Todd Jacobson
NS&D Monitor
1/24/2014
Defense Secretary Chuck Hagel has ordered a pair of reviews of the Air Force nuclear mission following the latest misstep involving the beleaguered service. Pentagon Press Secretary Rear Adm. John Kirby said nuclear commanders were being summoned to the Pentagon for a high-level meeting to analyze the “underlying leadership and management principles governing the strategic deterrence enterprise and the health of the culture” of the nuclear force, and an action plan is due within 60 days.
Separately, an independent group of experts is being tasked with conducting its own separate review of strategic deterrence enterprise as it relates to personnel, Kirby said. That review is expected to start in several weeks, Kirby said, and be completed in 90 days. “To the degree there are systemic problems in the training and professional standards of the nuclear career field, the secretary wants them solved,” Kirby said. “And to the degree leaders have failed in their duties, he wants them held to account.”
Air Force Secretary ‘Picked Up on Morale Issues’
Hagel’s decision comes amid reports that cheating among the Air Force’s nuclear ranks has been rampant for years and revelations from new Air Force Secretary Deborah Lee James that she has “picked up on morale issues” during a tour this week of Air Force ICBM bases. James and Air Force Chief of Staff Gen. Mark Welsh visited with airmen and officers this week at the Air Force’s three ICBM bases: Malmstrom Air Force Base in Montana, Minot Air Force Base in North Dakota and F.E. Warren Air Force Base in Wyoming.
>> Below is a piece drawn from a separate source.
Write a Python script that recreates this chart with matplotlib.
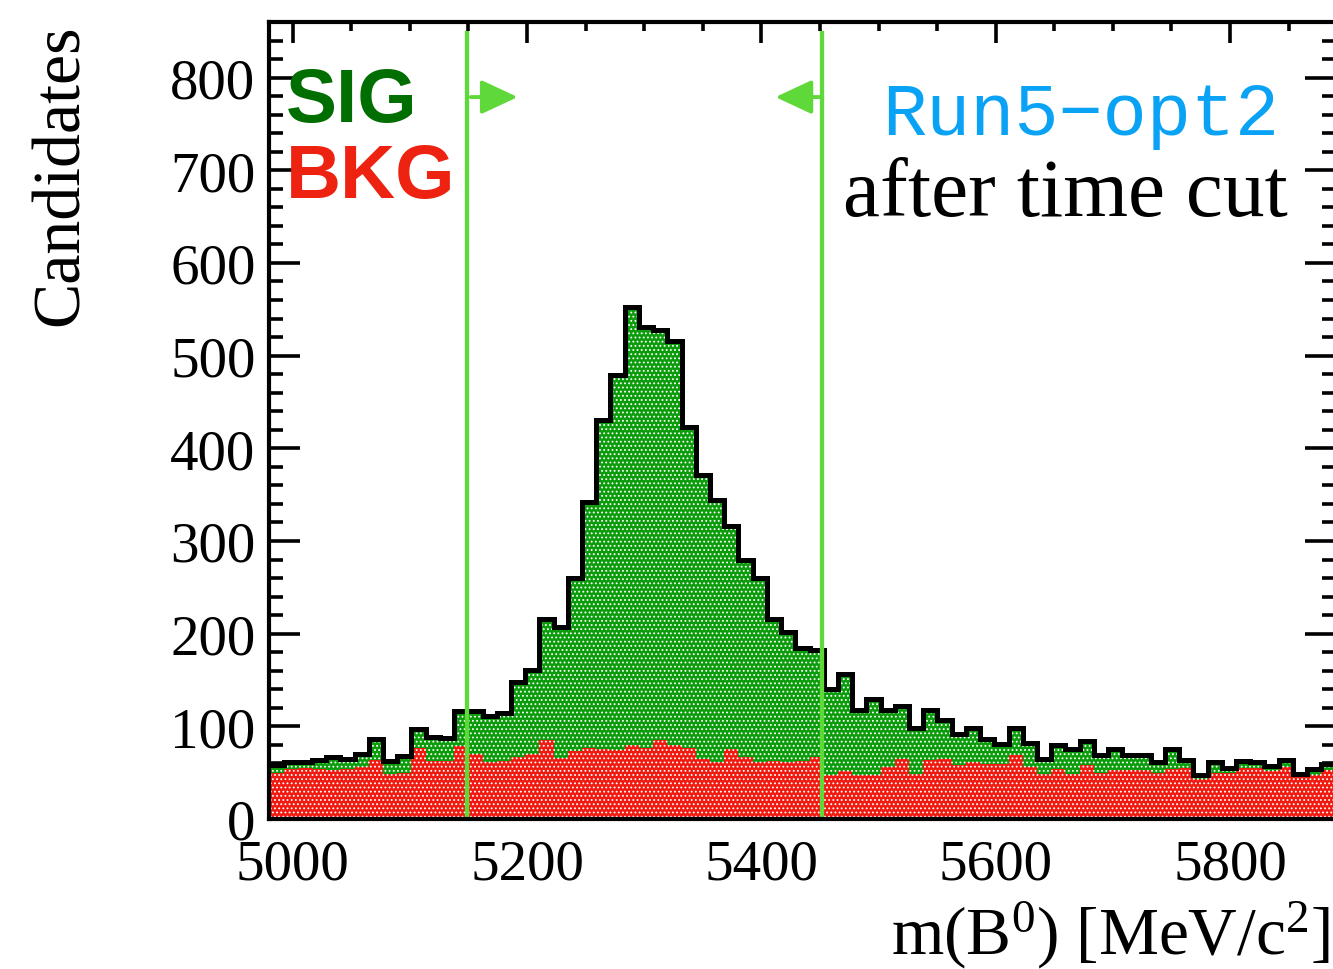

She told reporters at Malmstrom that she had “full confidence in the nuclear mission,” according to the Associated Press, and was attempting to get a handle on the extent of the cheating. “I certainly wish that this would not have happened, but it did happen and it’s a problem,” James said.
James and Welsh revealed last week that 34 airmen tasked with watching over the nation’s ICBM fleet had been accused of cheating on a proficiency exam and had been stripped over their security clearances and decertified to work with nuclear weapons pending an investigation. The cheating occurred in August and September, but it was uncovered only through a separate investigation into illegal drug use among airmen, including a pair of officers at Minot Air Force Base and one at F.E. Warren Air Force Base. The cheating was discovered through text messages, and was isolated to Malmstrom Air Force Base, James and Welsh said last week. Seventeen of the officers actively cheated on the test, which assesses the knowledge to perform standard operational duties, and 17 others knew about it but did not report it, they said. The Air Force has not elaborated on how the cheating took place.
The incident represents the latest black eye for the Air Force’s nuclear mission. Several ICBM units failed examinations last year, and in December it was revealed that Maj. Gen. Michael Carey, the commander of the ICBM force, had been removed from his position after a drunken escapade in Russia. Like James, Kirby said Hagel believes the nuclear mission has not been compromised, but he acknowledged there were problems. “We’re confident in the security of the nuclear arsenal of this country,” Kirby said. “That said, clearly we’ve got some issues here.”
Has Cheating Been Rampant?
Since the cheating scandal was revealed last week, several former missileers have suggested that cheating has been rampant for decades. Bruce Blair, a former Air Force officer and the co-founder of the nuclear abolition group Global Zero, said cheating was commonplace during his time as a missileer in the late 1970s. “The sticks are so severe, the punishment for imperfection so great, that it encourages crew members to work together to ensure no one fails,” he told the New York Times.
Brian Weeden, who was stationed at Malmstrom from 2001 to 2004, told the Los Angeles Times that officials overseeing tests would often provide subtle guidance to help airmen with difficult questions. “I know a couple of commanders—and I did this a couple of times—who said before their deputy’s test was turned in, ‘Let me see it,’ and told them go back and look at a question” Weeden said. He said outright cheating was “much more rare.”
However, 20th Air Force Commander Maj. Gen. Jack Weinstein, who oversees the Air Force’s entire ICBM fleet, told the Los Angeles Times that he never noticed cheating during his time as a missileer. “I’m not saying that people did not complete a test and then tell others, be careful of this question or that question,” Weinstein said. “But to the extent of full answer sheets being passed around, I’ve never seen that before.”